Do you see that guy in Army green behind McDonnell? The individual in question is Staff Sergeant Robert Tenpenny, who apparently served with McDonnell's daughter in Iraq.
That's a problem.
Why is this a problem, you ask? Because military service members are prohibited from attending partisan political events in uniform.
I'd like to point you to Department of Defense Directive 1344:10, Political Activities by Members of the Armed Forces on Active Duty. It states, in part, "It is DoD policy that a member of the Armed Forces (hereafter referred to as "member")(including members on active duty, members of the Reserve Components not on active duty, members of the National Guard even when in a non-Federal status, and retired members) is encouraged to carry out the obligations of a citizen."
While on active duty, members are prohibited from engaging in certain partisan political activities. Active duty members are, however, permitted to engage in such activities as voting, donating money to political parties and activities and expressing personal opinions as an individual. Under the DoD Directive, members are expressly permitted to "attend partisan and nonpartisan political meetings or rallies as a spectator when not in uniform." The key to that sentence being, when not in uniform.

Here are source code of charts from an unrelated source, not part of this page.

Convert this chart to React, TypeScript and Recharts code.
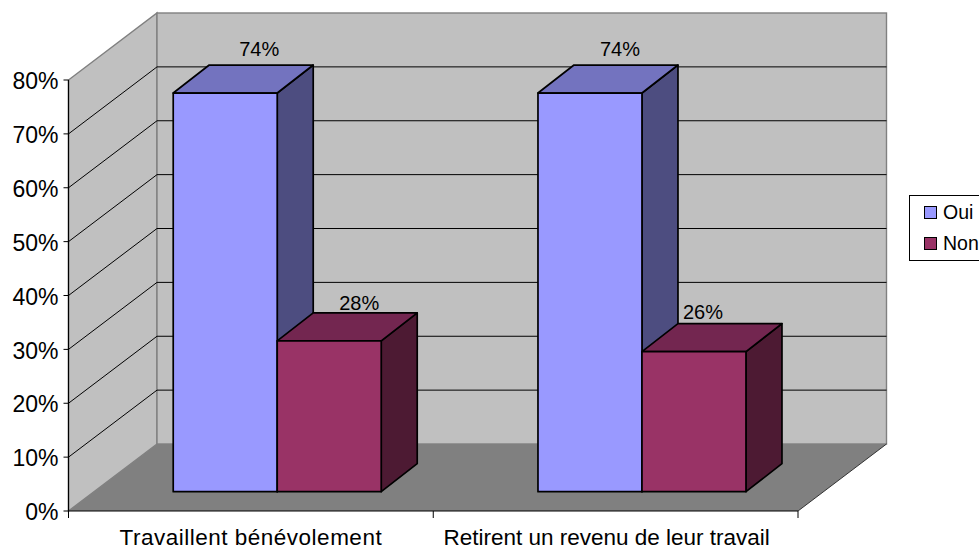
import { BarChart, Bar, XAxis, YAxis, CartesianGrid, Legend, LabelList } from 'recharts';

const categories = ['Travaillent bénévolement', 'Retirent un revenu de leur travail'];
const oui = [74, 74];
const non = [28, 26];
const yTicks = [0, 10, 20, 30, 40, 50, 60, 70, 80];

const data = categories.map((name, i) => ({ name, oui: oui[i], non: non[i] }));

const FONT = '"Liberation Sans", Arial, sans-serif';
const WIDTH = 979;
const HEIGHT = 549;

// front plane of the plot box
const LEFT = 68.5;
const RIGHT = 798;
const TOP = 80;
const BOTTOM = 511;
// how far the back wall is pushed away from the front plane
const WALL_DX = 88.5;
const WALL_DY = -67;
// bars stand in the middle of the floor
const BAR_DX = 26.3;
const BAR_DY = -19.3;
const BAR_DEPTH_X = 36;
const BAR_DEPTH_Y = -28;

const BAND = (RIGHT - LEFT) / categories.length;

const shades: Record<string, { top: string; side: string }> = {
  '#9999FF': { top: '#7373BF', side: '#4D4D80' },
  '#993366': { top: '#732650', side: '#4D1A33' },
};

function pts(list: number[][]) {
  return list.map((p) => p.join(',')).join(' ');
}

function Box3D(props: any) {
  const { x, y, width, height, fill } = props;
  const l = x + BAR_DX;
  const r = l + width;
  const t = y + BAR_DY;
  const b = t + height;
  const dx = BAR_DEPTH_X;
  const dy = BAR_DEPTH_Y;
  const common = { stroke: '#000', strokeWidth: 1.7, strokeLinejoin: 'round' as const };
  return (
    <g>
      <polygon points={pts([[r, t], [r + dx, t + dy], [r + dx, b + dy], [r, b]])} fill={shades[fill].side} {...common} />
      <polygon points={pts([[l, t], [l + dx, t + dy], [r + dx, t + dy], [r, t]])} fill={shades[fill].top} {...common} />
      <rect x={l} y={t} width={width} height={height} fill={fill} {...common} />
    </g>
  );
}

// plain svg behind the chart: side wall, back wall and floor
function Walls() {
  const edge = { stroke: '#808080', strokeWidth: 1.4 };
  return (
    <svg width={WIDTH} height={HEIGHT} style={{ position: 'absolute', left: 0, top: 0 }}>
      <polygon
        points={pts([[LEFT, TOP], [LEFT + WALL_DX, TOP + WALL_DY], [LEFT + WALL_DX, BOTTOM + WALL_DY], [LEFT, BOTTOM]])}
        fill="#C0C0C0"
        {...edge}
      />
      <rect
        x={LEFT + WALL_DX}
        y={TOP + WALL_DY}
        width={RIGHT - LEFT}
        height={BOTTOM - TOP}
        fill="#C0C0C0"
        {...edge}
      />
      <polygon
        points={pts([[LEFT, BOTTOM], [LEFT + WALL_DX, BOTTOM + WALL_DY], [RIGHT + WALL_DX, BOTTOM + WALL_DY], [RIGHT, BOTTOM]])}
        fill="#808080"
      />
      <line x1={RIGHT} y1={BOTTOM} x2={RIGHT + WALL_DX} y2={BOTTOM + WALL_DY} stroke="#333" strokeWidth={1} />
    </svg>
  );
}

// gridline runs up the side wall, then along the back wall
function wallGridLine(props: any) {
  const { x1, x2, y1, index } = props;
  if (y1 <= TOP + 1 || y1 >= BOTTOM - 1) return <g key={index} />;
  return (
    <polyline
      key={index}
      points={pts([[x1, y1], [x1 + WALL_DX, y1 + WALL_DY], [x2 + WALL_DX, y1 + WALL_DY]])}
      fill="none"
      stroke="#000"
      strokeWidth={1}
    />
  );
}

const xTickShift = [0, -9];
const xTickSpacing = [0.5, 0];

// tick marks sit between the categories, not under them
function XTick(props: any) {
  const { x, y, payload, index } = props;
  const isLast = index === categories.length - 1;
  return (
    <g>
      <line x1={x - BAND / 2} x2={x - BAND / 2} y1={BOTTOM} y2={BOTTOM + 7} stroke="#000" />
      {isLast && <line x1={x + BAND / 2} x2={x + BAND / 2} y1={BOTTOM} y2={BOTTOM + 7} stroke="#000" />}
      <text
        x={x + xTickShift[index]}
        y={BOTTOM + 26}
        textAnchor="middle"
        dominantBaseline="central"
        fontFamily={FONT}
        fontSize={22.5}
        letterSpacing={xTickSpacing[index]}
        fill="#000"
      >
        {payload.value}
      </text>
    </g>
  );
}

const ouiLabelShift = [
  [34, -44],
  [30, -44],
];
const nonLabelShift = [
  [30, -38],
  [9, -40],
];

function barLabel(shift: number[][]) {
  return (props: any) => {
    const { x, y, width, value, index } = props;
    return (
      <text
        x={x + BAR_DX + width / 2 + shift[index][0]}
        y={y + BAR_DY + shift[index][1]}
        textAnchor="middle"
        dominantBaseline="central"
        fontFamily={FONT}
        fontSize={20}
        fill="#000"
      >
        {value}%
      </text>
    );
  };
}

function LegendBox({ payload }: any) {
  return (
    <div
      style={{
        boxSizing: 'border-box',
        width: 90,
        height: 66,
        border: '1px solid #000',
        background: '#fff',
        fontFamily: FONT,
        fontSize: 19.5,
        color: '#000',
        padding: '0 0 0 14px',
      }}
    >
      {(payload || []).map((item: any) => (
        <div key={item.value} style={{ display: 'flex', alignItems: 'center', height: 30, marginTop: 1 }}>
          <span
            style={{
              boxSizing: 'border-box',
              width: 13,
              height: 13,
              border: '1.5px solid #000',
              background: item.color,
              marginRight: 6,
            }}
          />
          {item.value}
        </div>
      ))}
    </div>
  );
}

export default function App() {
  return (
    <div style={{ position: 'absolute', left: 0, top: 0, width: WIDTH, height: HEIGHT, overflow: 'hidden', background: '#fff' }}>
      <Walls />
      <BarChart
        width={WIDTH}
        height={HEIGHT}
        data={data}
        margin={{ top: TOP, right: WIDTH - RIGHT, bottom: 0, left: 0 }}
        barCategoryGap="21.5%"
        barGap={0}
      >
        <CartesianGrid vertical={false} horizontal={wallGridLine} />
        <XAxis
          dataKey="name"
          height={HEIGHT - BOTTOM}
          interval={0}
          tickLine={false}
          axisLine={{ stroke: '#000', strokeWidth: 1.2 }}
          tick={XTick}
        />
        <YAxis
          domain={[0, 80]}
          ticks={yTicks}
          width={LEFT}
          tickSize={5}
          tickMargin={5}
          tickFormatter={(v: number) => `${v}%`}
          tickLine={{ stroke: '#000' }}
          axisLine={{ stroke: '#000', strokeWidth: 1.2 }}
          tick={{ fontFamily: FONT, fontSize: 23, fill: '#000', dy: 1 }}
        />
        <Legend
          layout="vertical"
          align="center"
          verticalAlign="middle"
          itemSorter={null}
          content={LegendBox}
          wrapperStyle={{ position: 'absolute', left: 909, top: 195, width: 90, height: 66 }}
        />
        <Bar dataKey="oui" name="Oui" fill="#9999FF" shape={Box3D} isAnimationActive={false}>
          <LabelList dataKey="oui" content={barLabel(ouiLabelShift)} />
        </Bar>
        <Bar dataKey="non" name="Non" fill="#993366" shape={Box3D} isAnimationActive={false}>
          <LabelList dataKey="non" content={barLabel(nonLabelShift)} />
        </Bar>
      </BarChart>
    </div>
  );
}
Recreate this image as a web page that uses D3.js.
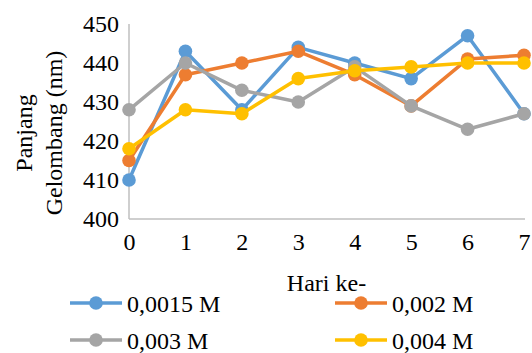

Military members are expressly prohibited from appearing at partisan events in uniform to avoid the appearance of endorsement of a political party or issue. "Partisan political activity" under the directive is defined as "activity supporting or relating to candidates representing, or issues specifically identified with, national or State political parties and associated or ancillary organizations." Activity supporting or relating to issues specifically identified with national or state political parties is prohibited while in uniform.
I'm pretty darn sure Bob McDonnell's speech on behalf of the Republican Party falls under that definition.
In other words, SSG Tenpenny had no business being at Bob McDonnell's speech in uniform. He had every right to attend, and Bob McDonnell was even free to identify him as having served in Iraq with his daughter. But under no circumstances should SSG Tenpenny have been there in uniform.
Now, some may say that a rebuttal to the State of the Union is a fuzzy area. But under the DoD regulations, it's not. Directive 1344.10 is quite direct. In fact, section 220.127.116.11 even points out the only time a military service member can attend a partisan political event in uniform is, "as a member of a joint Armed Forces color guard at the opening ceremonies of the national conventions of the Republican, Democratic, or other political parties recognized by the Federal Elections Committee or as otherwise authorized by the Secretary concerned." That makes it pretty clear.
Now, I have no idea if SSG Tenpenny is retired or no longer on active duty. However, even if retired, he is prohibited from attending partisan events in uniform. Section 4.1.4 of the DoD Directive states:
Subject to any other restrictions in law, a member of the Armed Forces not on active duty may take the actions or participate in the activities permitted in subparagraph 4.1.1., and may take the actions and participate in the activities prohibited in subparagraph 4.1.2, provided the member is not in uniform and does not otherwise act in a manner that could reasonably give rise to the inference or appearance of official sponsorship, approval, or endorsement.
(SSG Tenpenny was quite actively applauding during the speech, I might add.)
In other words, if SSG Tenpenny is still on active duty, he should be in trouble. He should also know better. Bob McDonnell is a former Lieutenant Colonel in the Army. McDonnell should definitely know better. The question is, will anyone call him on it?